Learning Center Offers Tips

Liz Cameron

Everyone wants that “A” on an essay, but everyone also knows how difficult it can be to get all the details correct, especially when you have writer’s block.

Even for English majors writing can be a challenge, and practice can be the difference between a “C” and an “A.” With help from instructors in an informal environment for approximately 80 minutes, students can be confident with their work. Through the Learning Center workshops, they can strive to be better writers.

Faculty and staff are also welcome to attend any of the workshops available, where they can receive FLEX (a requirement for all faculty to participate in growth activities) or CPGU (campus professional growth units that can be used towards salary advancements) credit. There are various times and dates for the sessions so that anybody attending can have flexibility with their schedules.

Shant Shahoian, an English and humanities professor, and coordinator of the Learning Center, is holding a workshop on how to identify and avoid nine common logical fallacies in the back room of the English Lab, AD 238, this semester.

On Monday, from 2:30 to 3:40 p.m., students have the chance to learn about Hasty Generalization, Post Hoc (Ergo Propter Hoc), Strawperson, Ad Hominem, Two Wrongs, False Dilemma, Slippery Slope, Appeal to Tradition and Appeal to Popularity through PowerPoint presentations.

Shahoian started the workshop series in the fall 2009 semester, after he found that the students he taught needed extra help in improving their writing skills. He took over the workshop series from Denise Ezell, an English professor and former coordinator of the Learning Center. He got the idea from “The Brainchild,” as Shahoian calls her, after she started the series back in 2007. Ezell was modeling the idea from other colleges’ workshop experiences.

Shahoian said that only the students he taught asked for the extra help in writing, and those outside of the classroom never approached him with the same concerns.

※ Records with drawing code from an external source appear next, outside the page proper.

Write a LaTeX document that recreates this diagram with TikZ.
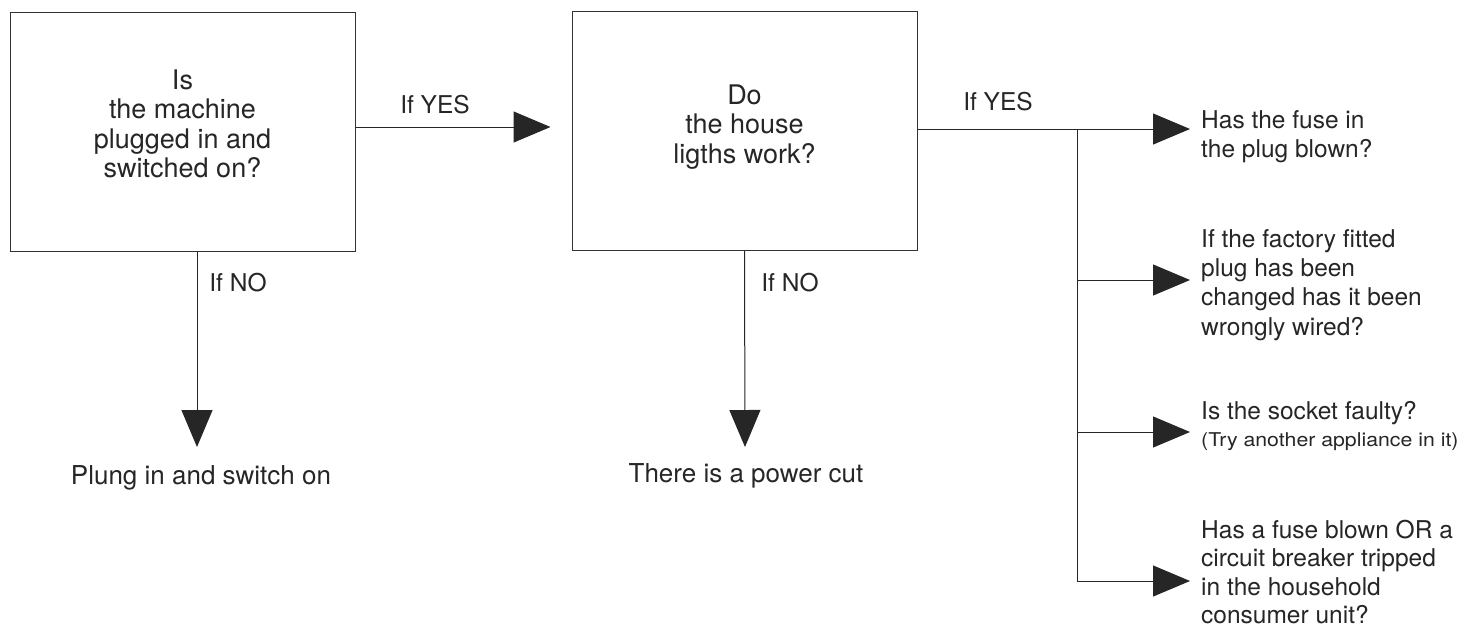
\documentclass[tikz,border=0pt]{standalone}
\usepackage{fontspec}
\setmainfont{TeX Gyre Heros}
\usetikzlibrary{arrows.meta}
\begin{document}
\begin{tikzpicture}[x=1pt,y=-1pt,
  every node/.style={font=\fontsize{24.5}{29.3}\selectfont, text=black!85, inner sep=0pt},
  qbox/.style={draw=black!80, line width=1pt, minimum width=345pt, minimum height=239pt},
  qtext/.style={align=center, font=\fontsize{27}{29.5}\selectfont},
  atext/.style={font=\fontsize{26}{29.5}\selectfont},
  line/.style={draw=black!85, line width=1pt},
  arr/.style={line, -{Triangle[length=37pt,width=31pt]}},
  ans/.style={align=left, anchor=west}]
\useasboundingbox[fill=white] (0,0) rectangle (1457,630);
\node[qbox] (b1) at (182.5,131.5) {};
\node[qtext] (t1) at (182.5,124) {Is\\the machine\\plugged in and\\switched on?};
\node[qbox] (b2) at (744.5,131) {};
\node[qtext] (t2) at (744.5,127) {Do\\the house\\ligths work?};
\node (y1) at (435,105) {If YES};
\node (y2) at (998,102) {If YES};
\node (n1) at (238,283) {If NO};
\node (n2) at (790,283) {If NO};
\node[atext] (a1) at (201,478) {Plung in and switch on};
\node[atext] (a2) at (746,476) {There is a power cut};
\node[ans] (r1) at (1201,137) {Has the fuse in\\the plug blown?};
\node[ans] (r2) at (1201,285) {If the factory fitted\\plug has been\\changed has it been\\wrongly wired?};
\node[ans] (r3) at (1201,426) {Is the socket faulty?\\[-3pt]{\fontsize{19}{20}\selectfont\scalebox{1.12}[1]{(Try another appliance in it)}}};
\node[ans, font=\fontsize{24.5}{28.5}\selectfont] (r4) at (1201,572) {Has a fuse blown OR a\\circuit breaker tripped\\in the household\\consumer unit?};
\coordinate (j1) at (1077,129);
\coordinate (j2) at (1077,280);
\coordinate (j3) at (1077,432);
\coordinate (j4) at (1077,581);
\draw[arr, shorten >=21pt] (b1.east |- 0,127) -- (b2.west |- 0,127);
\draw[arr] (b2.east |- j1) -- (1190,129);
\draw[line] (j1) -- (j4);
\draw[arr] (j2) -- (1190,280);
\draw[arr] (j3) -- (1190,432);
\draw[arr] (j4) -- (1190,581);
\draw[arr] (b1.south -| 197,0) -- (197,447);
\draw[arr] (b2.south) -- (745,447);
\end{tikzpicture}
\end{document}
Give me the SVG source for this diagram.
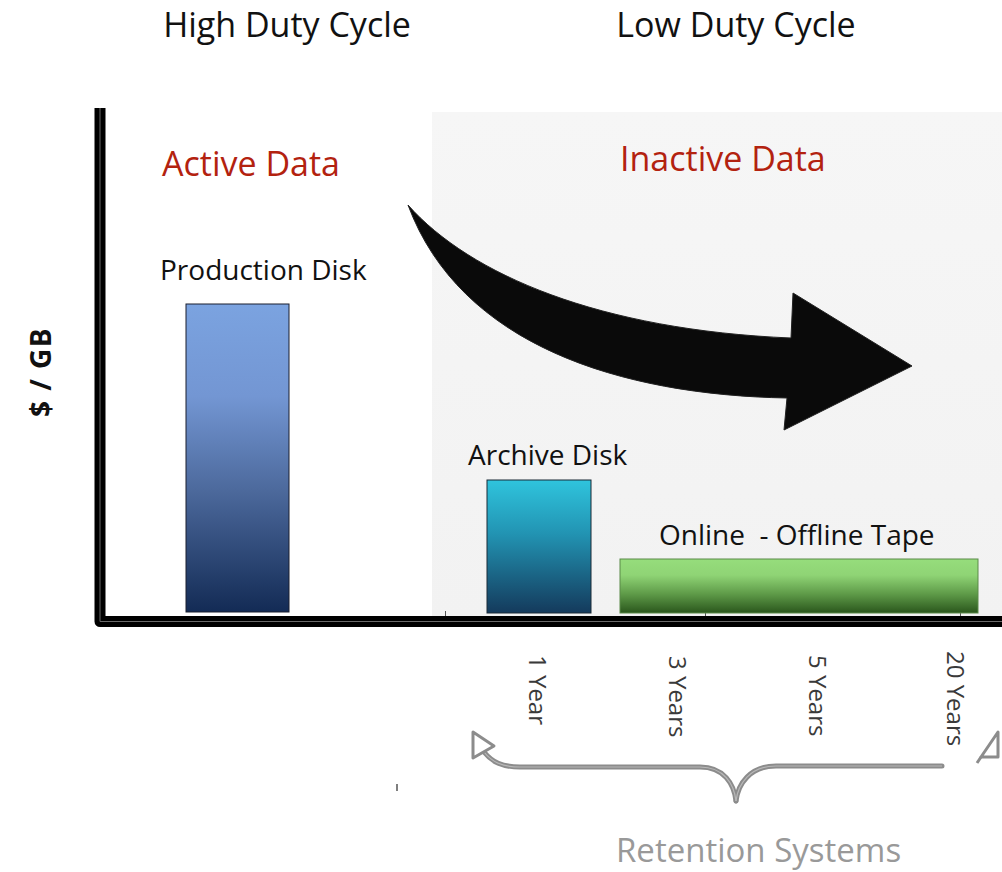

With enough students interested in learning through the workshops, he discussed continuing what Ezell started with other colleagues. Receiving their approval to continue in his planning, he kept the workshops running at Glendale.

Faculty member Nancy Getty, an instruction and reference librarian, attended the “Logical Fallacies” and “Structure in Formal Essays: The Thesis, Topic Sentences, and Transitions” workshop in the past and said, “It was disappointing they weren’t better attended.”

Getty believes that people don’t usually go to the workshops unless it’s mandatory. She found that attending the “Logical Fallacies” workshop was new and interesting because she had never before put the information in the context as the instructor explained.

“The instructor uses and takes examples from the students, making the experience relevant. The back and forth participation is a good way to involve participants.
The teaching was excellent,” said Getty. She found that although the attendance was low, it was beneficial because it created an almost one-on-one environment, and with informal teaching, it was “an ideal way to get help with writing.”

Getty said their method of teaching is interactive and affective and thinks that more people should attend.

In addition to the “Logical Fallacies” workshop, there are others that focus on different aspects of writing. “Finding the Main Idea” will be held March 18 from 5:30 to 6:40 p.m., “Outlining” is March 22 from 2:30 to 3:40 p.m., On March 23 two workshops will be offered, “Pronoun Case” at 10:30 to 11:40 a.m. and “MLA Requirements” from 6 to 7:40 p.m.